◆ **Dataset section**:
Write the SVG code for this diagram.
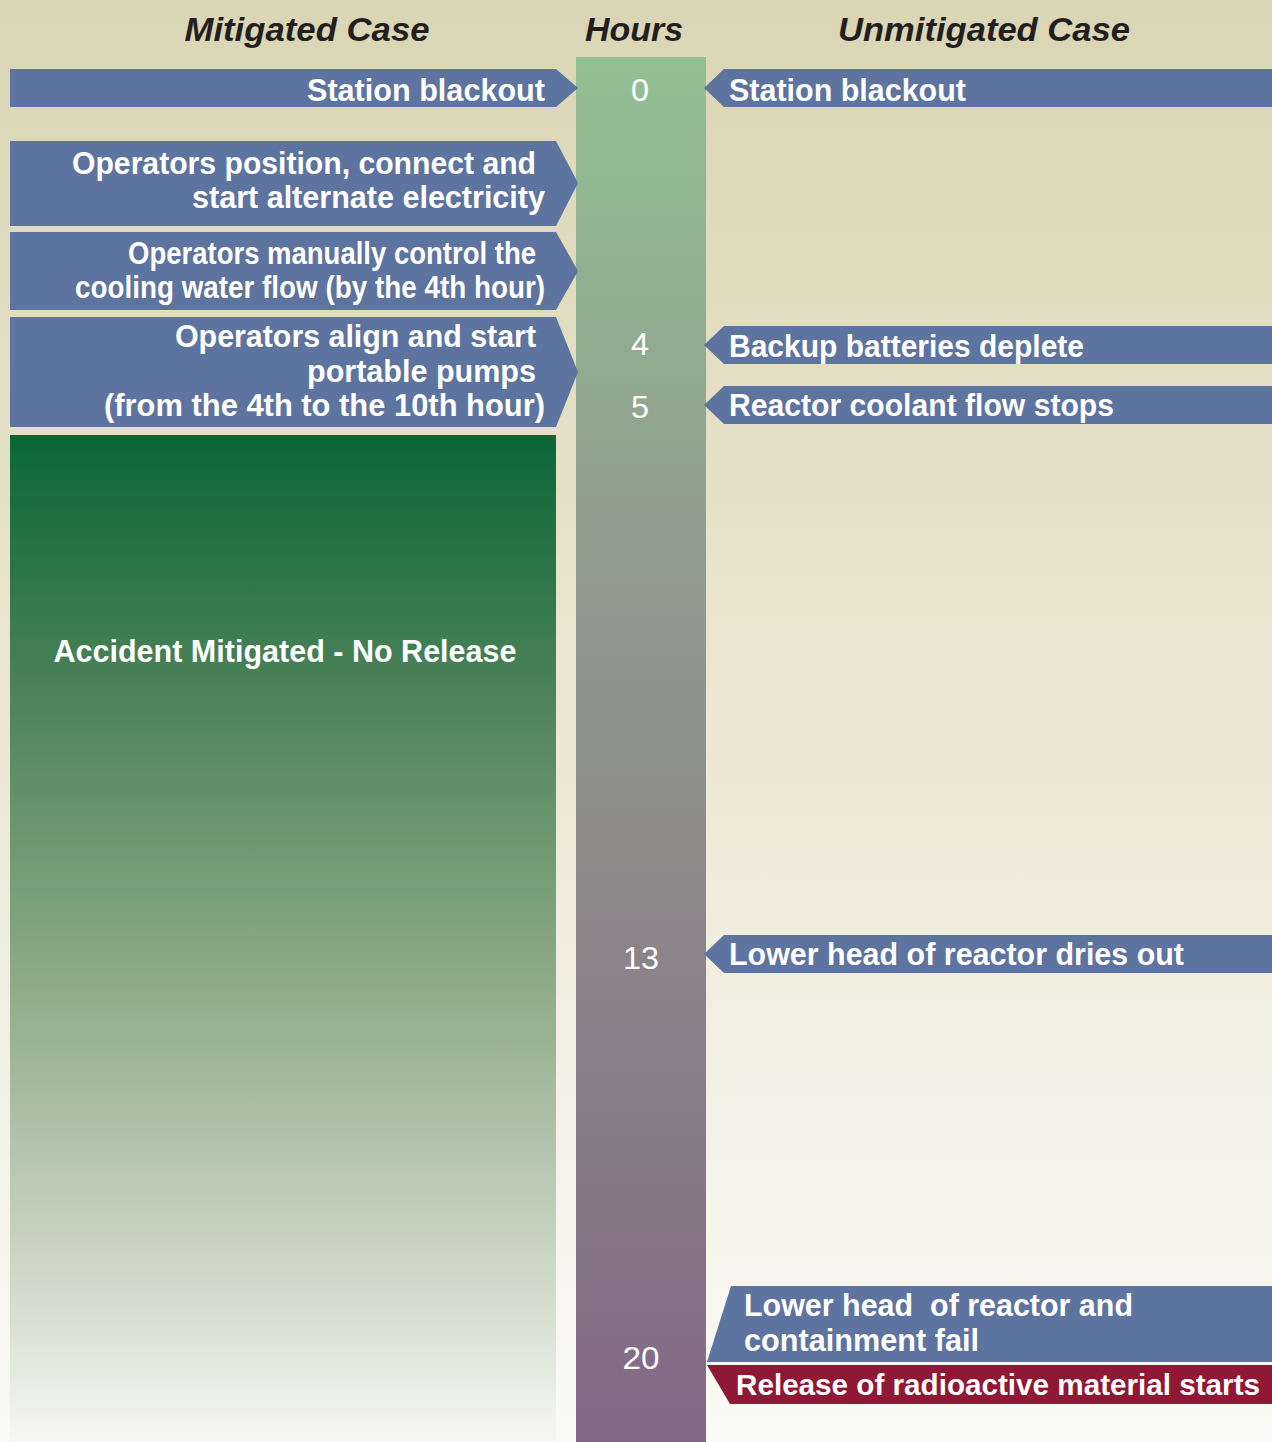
<svg xmlns="http://www.w3.org/2000/svg" width="1272" height="1442" viewBox="0 0 1272 1442">
<defs>
<linearGradient id="bg" x1="0" y1="0" x2="0" y2="1">
<stop offset="0" stop-color="#dad5b4"/>
<stop offset="0.5" stop-color="#ebe7d3"/>
<stop offset="1" stop-color="#fafbf6"/>
</linearGradient>
<linearGradient id="hrs" x1="0" y1="0" x2="0" y2="1">
<stop offset="0" stop-color="#93bf94"/>
<stop offset="0.45" stop-color="#8f948b"/>
<stop offset="0.65" stop-color="#8b8489"/>
<stop offset="1" stop-color="#836886"/>
</linearGradient>
<linearGradient id="grn" x1="0" y1="0" x2="0" y2="1">
<stop offset="0" stop-color="#0a6736"/>
<stop offset="0.25" stop-color="#4b8259"/>
<stop offset="0.55" stop-color="#90ab8a"/>
<stop offset="0.85" stop-color="#d2dbcb"/>
<stop offset="1" stop-color="#f6f7f1"/>
</linearGradient>
<style>
.hdr{font-family:"Liberation Sans",Arial,sans-serif;font-weight:bold;font-style:italic;font-size:34px;fill:#231f20;text-anchor:middle}
.box{fill:#5d73a0}
.red{fill:#8f1834}
.t{font-family:"Liberation Sans",Arial,sans-serif;font-weight:bold;font-size:31px;fill:#ffffff}
.r{text-anchor:end}
.num{font-family:"Liberation Sans",Arial,sans-serif;font-size:32px;fill:#ffffff;text-anchor:middle}
</style>
</defs>
<rect x="0" y="0" width="1272" height="1442" fill="url(#bg)"/>

<g id="headers">
<text class="hdr" x="307" y="41" textLength="245" lengthAdjust="spacingAndGlyphs">Mitigated Case</text>
<text class="hdr" x="634" y="41" textLength="98" lengthAdjust="spacingAndGlyphs">Hours</text>
<text class="hdr" x="984" y="41" textLength="292" lengthAdjust="spacingAndGlyphs">Unmitigated Case</text>
</g>

<g id="hours-bar">
<rect x="576" y="57" width="130" height="1385" fill="url(#hrs)"/>
<text class="num" x="640" y="101" textLength="18" lengthAdjust="spacingAndGlyphs">0</text>
<text class="num" x="640" y="355" textLength="18" lengthAdjust="spacingAndGlyphs">4</text>
<text class="num" x="640" y="418" textLength="18" lengthAdjust="spacingAndGlyphs">5</text>
<text class="num" x="641" y="969" textLength="36" lengthAdjust="spacingAndGlyphs">13</text>
<text class="num" x="641" y="1369" textLength="37" lengthAdjust="spacingAndGlyphs">20</text>
</g>

<g id="left-station-blackout">
<polygon class="box" points="10,69 556,69 578,88 556,107 10,107"/>
<text class="t r" x="545" y="101" textLength="238" lengthAdjust="spacingAndGlyphs">Station blackout</text>
</g>
<g id="left-alternate-electricity">
<polygon class="box" points="10,141 556,141 578,183 556,226 10,226"/>
<text class="t r" x="536" y="174" textLength="464" lengthAdjust="spacingAndGlyphs">Operators position, connect and</text>
<text class="t r" x="545" y="208" textLength="353" lengthAdjust="spacingAndGlyphs">start alternate electricity</text>
</g>
<g id="left-manual-control">
<polygon class="box" points="10,232 556,232 578,271 556,310 10,310"/>
<text class="t r" x="536" y="264" textLength="408" lengthAdjust="spacingAndGlyphs">Operators manually control the</text>
<text class="t r" x="545" y="298" textLength="470" lengthAdjust="spacingAndGlyphs">cooling water flow (by the 4th hour)</text>
</g>
<g id="left-portable-pumps">
<polygon class="box" points="10,317 556,317 578,372 556,427 10,427"/>
<text class="t r" x="536" y="347" textLength="361" lengthAdjust="spacingAndGlyphs">Operators align and start</text>
<text class="t r" x="536" y="382" textLength="229" lengthAdjust="spacingAndGlyphs">portable pumps</text>
<text class="t r" x="545" y="416" textLength="441" lengthAdjust="spacingAndGlyphs">(from the 4th to the 10th hour)</text>
</g>
<g id="left-mitigated">
<rect x="10" y="435" width="546" height="1007" fill="url(#grn)"/>
<text class="t" x="285" y="662" text-anchor="middle" textLength="463" lengthAdjust="spacingAndGlyphs">Accident Mitigated - No Release</text>
</g>

<g id="right-station-blackout">
<polygon class="box" points="1272,69 724,69 704,88 724,107 1272,107"/>
<text class="t" x="729" y="101" textLength="237" lengthAdjust="spacingAndGlyphs">Station blackout</text>
</g>
<g id="right-batteries">
<polygon class="box" points="1272,326 724,326 704,345 724,364 1272,364"/>
<text class="t" x="729" y="357" textLength="355" lengthAdjust="spacingAndGlyphs">Backup batteries deplete</text>
</g>
<g id="right-coolant">
<polygon class="box" points="1272,386 724,386 704,405 724,424 1272,424"/>
<text class="t" x="729" y="416" textLength="385" lengthAdjust="spacingAndGlyphs">Reactor coolant flow stops</text>
</g>
<g id="right-dries-out">
<polygon class="box" points="1272,935 724,935 704,954 724,973 1272,973"/>
<text class="t" x="729" y="965" textLength="455" lengthAdjust="spacingAndGlyphs">Lower head of reactor dries out</text>
</g>
<g id="right-containment-fail">
<polygon class="box" points="731,1286 1272,1286 1272,1362 707,1362"/>
<text class="t" x="744" y="1316" textLength="389" lengthAdjust="spacingAndGlyphs" style="white-space:pre">Lower head  of reactor and</text>
<text class="t" x="744" y="1351" textLength="235" lengthAdjust="spacingAndGlyphs">containment fail</text>
</g>
<g id="right-release">
<polygon class="red" points="707,1365 1272,1365 1272,1404 730,1404"/>
<text class="t" x="736" y="1395" style="font-size:29px" textLength="524" lengthAdjust="spacingAndGlyphs">Release of radioactive material starts</text>
</g>
</svg>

◆ **Exercise directions**:
Take the listing above and restate it word for word, without its pictures.

◆ **Output of the task**:
Write the SVG code for this diagram.
<svg xmlns="http://www.w3.org/2000/svg" width="1272" height="1442" viewBox="0 0 1272 1442">
<defs>
<linearGradient id="bg" x1="0" y1="0" x2="0" y2="1">
<stop offset="0" stop-color="#dad5b4"/>
<stop offset="0.5" stop-color="#ebe7d3"/>
<stop offset="1" stop-color="#fafbf6"/>
</linearGradient>
<linearGradient id="hrs" x1="0" y1="0" x2="0" y2="1">
<stop offset="0" stop-color="#93bf94"/>
<stop offset="0.45" stop-color="#8f948b"/>
<stop offset="0.65" stop-color="#8b8489"/>
<stop offset="1" stop-color="#836886"/>
</linearGradient>
<linearGradient id="grn" x1="0" y1="0" x2="0" y2="1">
<stop offset="0" stop-color="#0a6736"/>
<stop offset="0.25" stop-color="#4b8259"/>
<stop offset="0.55" stop-color="#90ab8a"/>
<stop offset="0.85" stop-color="#d2dbcb"/>
<stop offset="1" stop-color="#f6f7f1"/>
</linearGradient>
<style>
.hdr{font-family:"Liberation Sans",Arial,sans-serif;font-weight:bold;font-style:italic;font-size:34px;fill:#231f20;text-anchor:middle}
.box{fill:#5d73a0}
.red{fill:#8f1834}
.t{font-family:"Liberation Sans",Arial,sans-serif;font-weight:bold;font-size:31px;fill:#ffffff}
.r{text-anchor:end}
.num{font-family:"Liberation Sans",Arial,sans-serif;font-size:32px;fill:#ffffff;text-anchor:middle}
</style>
</defs>
<rect x="0" y="0" width="1272" height="1442" fill="url(#bg)"/>

<g id="headers">
<text class="hdr" x="307" y="41" textLength="245" lengthAdjust="spacingAndGlyphs">Mitigated Case</text>
<text class="hdr" x="634" y="41" textLength="98" lengthAdjust="spacingAndGlyphs">Hours</text>
<text class="hdr" x="984" y="41" textLength="292" lengthAdjust="spacingAndGlyphs">Unmitigated Case</text>
</g>

<g id="hours-bar">
<rect x="576" y="57" width="130" height="1385" fill="url(#hrs)"/>
<text class="num" x="640" y="101" textLength="18" lengthAdjust="spacingAndGlyphs">0</text>
<text class="num" x="640" y="355" textLength="18" lengthAdjust="spacingAndGlyphs">4</text>
<text class="num" x="640" y="418" textLength="18" lengthAdjust="spacingAndGlyphs">5</text>
<text class="num" x="641" y="969" textLength="36" lengthAdjust="spacingAndGlyphs">13</text>
<text class="num" x="641" y="1369" textLength="37" lengthAdjust="spacingAndGlyphs">20</text>
</g>

<g id="left-station-blackout">
<polygon class="box" points="10,69 556,69 578,88 556,107 10,107"/>
<text class="t r" x="545" y="101" textLength="238" lengthAdjust="spacingAndGlyphs">Station blackout</text>
</g>
<g id="left-alternate-electricity">
<polygon class="box" points="10,141 556,141 578,183 556,226 10,226"/>
<text class="t r" x="536" y="174" textLength="464" lengthAdjust="spacingAndGlyphs">Operators position, connect and</text>
<text class="t r" x="545" y="208" textLength="353" lengthAdjust="spacingAndGlyphs">start alternate electricity</text>
</g>
<g id="left-manual-control">
<polygon class="box" points="10,232 556,232 578,271 556,310 10,310"/>
<text class="t r" x="536" y="264" textLength="408" lengthAdjust="spacingAndGlyphs">Operators manually control the</text>
<text class="t r" x="545" y="298" textLength="470" lengthAdjust="spacingAndGlyphs">cooling water flow (by the 4th hour)</text>
</g>
<g id="left-portable-pumps">
<polygon class="box" points="10,317 556,317 578,372 556,427 10,427"/>
<text class="t r" x="536" y="347" textLength="361" lengthAdjust="spacingAndGlyphs">Operators align and start</text>
<text class="t r" x="536" y="382" textLength="229" lengthAdjust="spacingAndGlyphs">portable pumps</text>
<text class="t r" x="545" y="416" textLength="441" lengthAdjust="spacingAndGlyphs">(from the 4th to the 10th hour)</text>
</g>
<g id="left-mitigated">
<rect x="10" y="435" width="546" height="1007" fill="url(#grn)"/>
<text class="t" x="285" y="662" text-anchor="middle" textLength="463" lengthAdjust="spacingAndGlyphs">Accident Mitigated - No Release</text>
</g>

<g id="right-station-blackout">
<polygon class="box" points="1272,69 724,69 704,88 724,107 1272,107"/>
<text class="t" x="729" y="101" textLength="237" lengthAdjust="spacingAndGlyphs">Station blackout</text>
</g>
<g id="right-batteries">
<polygon class="box" points="1272,326 724,326 704,345 724,364 1272,364"/>
<text class="t" x="729" y="357" textLength="355" lengthAdjust="spacingAndGlyphs">Backup batteries deplete</text>
</g>
<g id="right-coolant">
<polygon class="box" points="1272,386 724,386 704,405 724,424 1272,424"/>
<text class="t" x="729" y="416" textLength="385" lengthAdjust="spacingAndGlyphs">Reactor coolant flow stops</text>
</g>
<g id="right-dries-out">
<polygon class="box" points="1272,935 724,935 704,954 724,973 1272,973"/>
<text class="t" x="729" y="965" textLength="455" lengthAdjust="spacingAndGlyphs">Lower head of reactor dries out</text>
</g>
<g id="right-containment-fail">
<polygon class="box" points="731,1286 1272,1286 1272,1362 707,1362"/>
<text class="t" x="744" y="1316" textLength="389" lengthAdjust="spacingAndGlyphs" style="white-space:pre">Lower head  of reactor and</text>
<text class="t" x="744" y="1351" textLength="235" lengthAdjust="spacingAndGlyphs">containment fail</text>
</g>
<g id="right-release">
<polygon class="red" points="707,1365 1272,1365 1272,1404 730,1404"/>
<text class="t" x="736" y="1395" style="font-size:29px" textLength="524" lengthAdjust="spacingAndGlyphs">Release of radioactive material starts</text>
</g>
</svg>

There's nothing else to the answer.